2. What should be the top three priorities for the Register of Copyrights?

Priority #1: Advocate for the importance and value of copyright and creativity and articulate and promote the benefits of a strong copyright system and a modern Copyright Office;

Priority #2: Modernize the Copyright Office by immediately implementing the Copyright Office’s IT modernization plan, which includes making the registration and recordation process easier and more affordable -while ensuring that the Copyright Office and its modernization efforts are financed by means other than registration and recordation fees of individual creators

Priority #3: To recognize the threats digital piracy poses to the rights of authors and the value of their copyrights, and to reset the balance of the current notice and takedown statute to ensure that ISPs are not improperly profiting from unauthorized digital uses of creative works.
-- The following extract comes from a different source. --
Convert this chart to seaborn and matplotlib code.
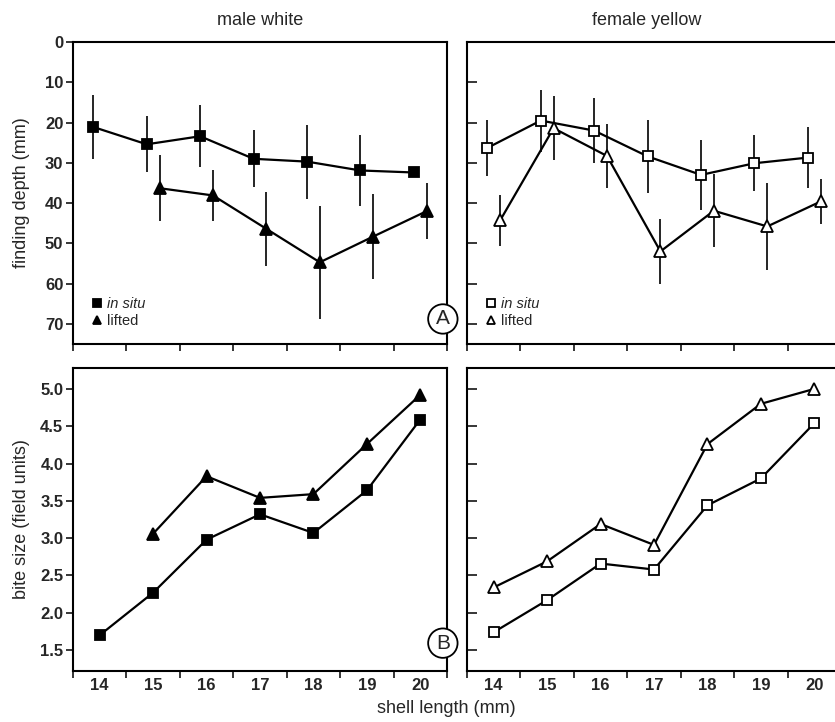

3. Are there other factors that should be considered?

As a creator, I believe that the views of creators who make their living in whole or in part through copyrights (as well as those who represent the interests of those creators) should be given greater weight in this survey than those who are not. It is also important that both the views of the leaders of the House and Senate Judiciary Committees, and of all living former Registers, be taken into account in the selection of the next Register.

An unbiased Register should NOT be a former lobbyist, lawyer, law professor, etc. associated with big internet firms or with institutions that receive or have received funding from such firms.

An unbiased Register should NOT have lobbied for orphan works legislation, open source content or been associated with firms that have lobbied for those interests.